Performance measurement is a pillar of performance optimization. By measuring before optimizing, the true performance bottlenecks are discovered, enabling developers to focus efforts on areas that will maximize return on effort. Then do it again, and again, and again …
Parallel tool developers have focused on reduction of task switching overhead. However, it needs to be reduced further to increase performance and extract more of the available parallelism and applicability. As we've seen with grain size, at times the minimal parallel quanta is in tens of thousands of items, which limits parallelism to be coarse, limiting performance gains. Maybe a mechanism similar to hyperthreading could be developed to accelerate task switching — call it hypertasking.

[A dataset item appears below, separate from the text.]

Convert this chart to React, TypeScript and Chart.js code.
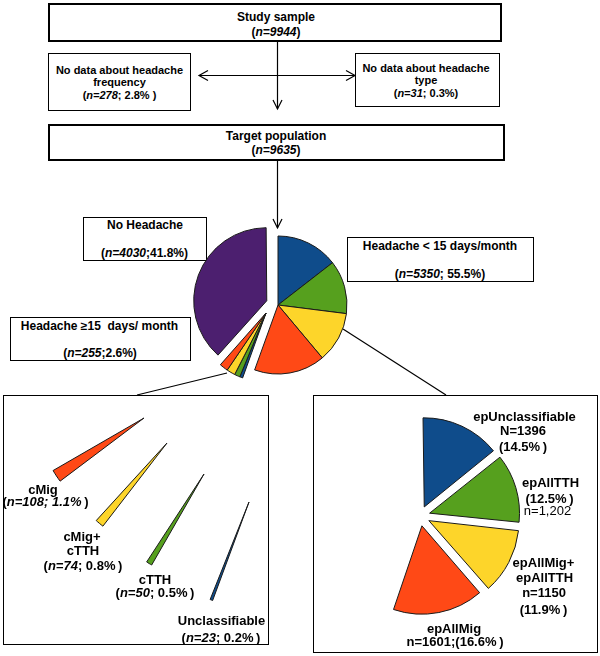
import React, { useEffect, useRef } from "react";
import { Chart, registerables } from "chart.js";

Chart.register(...registerables);

// ---------------- data ----------------
const flowN = [9944, 278, 31, 9635]; // study sample, no freq data, no type data, target
const flowPct = [100, 2.8, 0.3, 96.9];

const groupLabels = ["Headache < 15 days/month", "Headache \u226515  days/ month", "No Headache"];
const groupN = [5350, 255, 4030];
const groupPct = [55.5, 2.6, 41.8];

const episodicLabels = ["epUnclassifiable", "epAllTTH", "epAllMig+epAllTTH", "epAllMig"];
const episodicN = [1396, 1202, 1150, 1601];
const episodicPct = [14.5, 12.5, 11.9, 16.6];

const chronicLabels = ["Unclassifiable", "cTTH", "cMig+cTTH", "cMig"];
const chronicN = [23, 50, 74, 108];
const chronicPct = [0.2, 0.5, 0.8, 1.1];

// shares of the main pie as drawn (%): episodic x4, chronic x4 (drawn enlarged), no headache
const mainPieShares = [14.5, 12.5, 11.9, 16.6, 0.7, 1.3, 2.0, 2.0, 38.5];
// cases per full turn for the enlarged chronic wedges of the lower-left panel
const chronicWedgeTurn = 5600;

// ---------------- styles ----------------
const BLUE = "#0f4c8b";
const GREEN = "#56a01e";
const YELLOW = "#fdd52a";
const ORANGE = "#ff4916";
const PURPLE = "#4c1f6f";
const CLEAR = "rgba(0,0,0,0)";
const EDGE = "#1a1a1a";

type PieProps = {
  cx: number;
  cy: number;
  size: number;
  labels: string[];
  data: number[];
  colors: string[];
  borders: number[];
  offsets: number[];
  radius: number;
  rotation: number;
};

function PieCanvas(p: PieProps) {
  const ref = useRef<HTMLCanvasElement>(null);
  useEffect(() => {
    const chart = new Chart(ref.current as HTMLCanvasElement, {
      type: "pie",
      data: {
        labels: p.labels,
        datasets: [
          {
            data: p.data,
            backgroundColor: p.colors,
            borderColor: EDGE,
            borderWidth: p.borders,
            // Chart.js draws an arc offset of k as k/4 pixels
            offset: p.offsets.map((o) => o * 4),
            radius: p.radius,
            rotation: p.rotation,
          } as any,
        ],
      },
      options: {
        responsive: false,
        animation: false,
        events: [],
        layout: { padding: 0 },
        plugins: { legend: { display: false }, tooltip: { enabled: false } },
      },
    });
    return () => chart.destroy();
  }, []);
  return (
    <canvas
      ref={ref}
      width={p.size}
      height={p.size}
      style={{ position: "absolute", left: p.cx - p.size / 2, top: p.cy - p.size / 2, width: p.size, height: p.size }}
    />
  );
}

function Box({ x1, y1, x2, y2, w }: { x1: number; y1: number; x2: number; y2: number; w: number }) {
  return (
    <div
      style={{
        position: "absolute",
        left: x1,
        top: y1,
        width: x2 - x1,
        height: y2 - y1,
        border: `${w}px solid #000`,
        boxSizing: "border-box",
        background: "#fff",
      }}
    />
  );
}

function T({ x, y, size = 13, weight = 700, children }: { x: number; y: number; size?: number; weight?: number; children: any }) {
  return (
    <div
      style={{
        position: "absolute",
        left: x,
        top: y,
        transform: "translate(-50%, -50%)",
        fontSize: size,
        fontWeight: weight,
        lineHeight: 1,
        whiteSpace: "pre",
        color: "#000",
      }}
    >
      {children}
    </div>
  );
}

const fmt = (n: number) => n.toLocaleString("en-US");

export default function App() {
  useEffect(() => {
    document.body.style.margin = "0";
  }, []);

  const sliceColors = [BLUE, GREEN, YELLOW, ORANGE];
  const mainLabels = [...episodicLabels, ...chronicLabels, groupLabels[2]];

  // main pie: episodic + no headache
  const mainColors = [...sliceColors, CLEAR, CLEAR, CLEAR, CLEAR, PURPLE];
  const mainBorders = [1, 1, 1, 1, 0, 0, 0, 0, 1];
  const mainOffsets = [0, 0, 0, 0, 0, 0, 0, 0, 12];
  // chronic group (exploded, drawn on its own centre)
  const chrColors = [CLEAR, CLEAR, CLEAR, CLEAR, ...sliceColors, CLEAR];
  const chrBorders = [0, 0, 0, 0, 1, 1, 1, 1, 0];

  // lower-right pie: episodic sub-types + hidden rest
  const restN = groupN[1] + groupN[2];
  const epData = [...episodicN, restN];

  // lower-left wedges (order: Unclassifiable, cTTH, cMig+cTTH, cMig)
  const wedgeLayout = [
    { x: 249, y: 502, dir: 201 },
    { x: 204, y: 474, dir: 211.5 },
    { x: 167, y: 443, dir: 220 },
    { x: 144, y: 418, dir: 236.5 },
  ];

  return (
    <div
      style={{
        position: "absolute",
        left: 0,
        top: 0,
        width: 600,
        height: 656,
        background: "#fff",
        overflow: "hidden",
        fontFamily: '"Liberation Sans", Arial, sans-serif',
      }}
    >
      <svg width={600} height={656} style={{ position: "absolute", left: 0, top: 0 }}>
        <g stroke="#000" strokeWidth={1.2} fill="none">
          <line x1={277.5} y1={42} x2={277.5} y2={109} />
          <polyline points="273,100 277.5,109 282,100" />
          <line x1={199} y1={75.5} x2={355} y2={75.5} />
          <polyline points="208,70.5 199,75.5 208,80.5" />
          <polyline points="346,70.5 355,75.5 346,80.5" />
          <line x1={277.5} y1={161} x2={277.5} y2={228} />
          <polyline points="273,219 277.5,228 282,219" />
          <line x1={343} y1={329} x2={446} y2={395} />
          <line x1={227} y1={373} x2={137} y2={395} />
        </g>
      </svg>

      {/* flow boxes */}
      <Box x1={48} y1={3} x2={502} y2={42} w={2} />
      <T x={276} y={16.5} size={12}>Study sample</T>
      <T x={276} y={32} size={12}>(<i>n={flowN[0]}</i>)</T>

      <Box x1={48} y1={53} x2={191} y2={111} w={1} />
      <T x={119.5} y={69.5} size={11}>No data about headache</T>
      <T x={119.5} y={81.5} size={11}>frequency</T>
      <T x={119.5} y={94.5} size={11}>(<i>n={flowN[1]}</i>; {flowPct[1]}% )</T>

      <Box x1={355} y1={53} x2={500} y2={107} w={1} />
      <T x={426} y={67.5} size={11}>No data about headache</T>
      <T x={426} y={80} size={11}>type</T>
      <T x={426} y={93} size={11}>(<i>n={flowN[2]}</i>; {flowPct[2]}%)</T>

      <Box x1={48} y1={124} x2={505} y2={161} w={2} />
      <T x={276} y={135.5} size={12}>Target population</T>
      <T x={276} y={150} size={12}>(<i>n={flowN[3]}</i>)</T>

      {/* group boxes */}
      <Box x1={83} y1={217} x2={207} y2={261} w={1} />
      <T x={145} y={225} size={12}>{groupLabels[2]}</T>
      <T x={144.5} y={252.5} size={12}>(<i>n={groupN[2]}</i>;{groupPct[2]}%)</T>

      <Box x1={347} y1={237} x2={534} y2={282} w={1} />
      <T x={440} y={246} size={12}>{groupLabels[0]}</T>
      <T x={440} y={273.5} size={12}>(<i>n={groupN[0]}</i>; {groupPct[0]}%)</T>

      <Box x1={10} y1={317} x2={191} y2={361} w={1} />
      <T x={99.5} y={326} size={12}>{groupLabels[1]}</T>
      <T x={100} y={353} size={12}>(<i>n={groupN[1]}</i>;{groupPct[1]}%)</T>

      {/* main pie */}
      <PieCanvas
        cx={278}
        cy={305}
        size={184}
        labels={mainLabels}
        data={mainPieShares}
        colors={mainColors}
        borders={mainBorders}
        offsets={mainOffsets}
        radius={69}
        rotation={0}
      />
      <PieCanvas
        cx={266}
        cy={313}
        size={160}
        labels={mainLabels}
        data={mainPieShares}
        colors={chrColors}
        borders={chrBorders}
        offsets={[0, 0, 0, 0, 0, 0, 0, 0, 0]}
        radius={69}
        rotation={0}
      />

      {/* lower panels */}
      <Box x1={3} y1={395} x2={269} y2={645} w={1} />
      <Box x1={313} y1={395} x2={598} y2={653} w={1} />

      {chronicN.map((n, i) => {
        const ang = (n / chronicWedgeTurn) * 360;
        const L = wedgeLayout[i];
        return (
          <PieCanvas
            key={i}
            cx={L.x}
            cy={L.y}
            size={224}
            labels={[chronicLabels[i], ""]}
            data={[n, chronicWedgeTurn - n]}
            colors={[sliceColors[i], CLEAR]}
            borders={[1, 0]}
            offsets={[0, 0]}
            radius={105}
            rotation={L.dir - ang / 2}
          />
        );
      })}

      <PieCanvas
        cx={420}
        cy={516}
        size={240}
        labels={[...episodicLabels, "rest"]}
        data={epData}
        colors={[...sliceColors, CLEAR]}
        borders={[1, 1, 1, 1, 0]}
        offsets={[10, 10, 10, 10, 0]}
        radius={87}
        rotation={-1}
      />

      {/* lower-left labels */}
      <T x={43} y={489}>{chronicLabels[3]}</T>
      <T x={45.5} y={501}>(<i>n={chronicN[3]}; {chronicPct[3]}%</i>{"\u2009"})</T>
      <T x={82} y={536}>cMig+</T>
      <T x={83} y={550}>cTTH</T>
      <T x={83} y={565}>(<i>n={chronicN[2]}</i>; {chronicPct[2]}%{"\u2009"})</T>
      <T x={155} y={578.5}>{chronicLabels[1]}</T>
      <T x={155} y={592}>(<i>n={chronicN[1]}</i>; {chronicPct[1]}%{"\u2009"})</T>
      <T x={221.5} y={620}>{chronicLabels[0]}</T>
      <T x={221} y={636.5}>(<i>n={chronicN[0]}</i>; {chronicPct[0]}%{"\u2009"})</T>

      {/* lower-right labels */}
      <T x={524.5} y={415.5}>{episodicLabels[0]}</T>
      <T x={523} y={430}>N={episodicN[0]}</T>
      <T x={523} y={446}>({episodicPct[0]}%{"\u2009"})</T>

      <T x={550.5} y={482}>{episodicLabels[1]}</T>
      <T x={549.5} y={497.5}>({episodicPct[1]}%{"\u2009"})</T>
      <T x={547.5} y={510} weight={400}>n={fmt(episodicN[1])}</T>

      <T x={543.5} y={561.5}>epAllMig+</T>
      <T x={544.5} y={576.5}>epAllTTH</T>
      <T x={544} y={591.5}>n={episodicN[2]}</T>
      <T x={543.5} y={609}>({episodicPct[2]}%{"\u2009"})</T>

      <T x={454} y={628}>{episodicLabels[3]}</T>
      <T x={455} y={640.5}>n={episodicN[3]};({episodicPct[3]}%{"\u2009"})</T>
    </div>
  );
}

Dynamic allocation of resources, by virtualization and cloud computing, forces the parallel algorithm and infrastructure developer to create adaptable algorithms and infrastructures that share possibly heterogeneous (e.g. CPU and GPU) computational resources.
Parallel algorithm developers have not only correctness to deal with, but also more dimensions within exploration space, along with more parameters to explore.
Parallel algorithm developers have numerous available tools, such as Intel's TBB and ArBB and Cilk++, Microsoft's PPL and DirectCompute, nVidia's CUDA, OpenMP, OpenCL, Sieve, as well as various parallel algorithm libraries. These tools help developers focus on algorithms and not on infrastructure. Some of these tools cater only to CPU or only to GPU developers, while agnostic tools enable developers to be oblivious to the type of computing resources. Current CPUs contain a several cores, while GPUs contain several hundred — providing plenty of exploration space. Microsoft and Apple have parallel runtimes that allow multiple applications to schedule and use multicore processing effectively. Universities are not only developing cutting-edge parallel tools, but are also starting to teach parallel programming on a larger scale.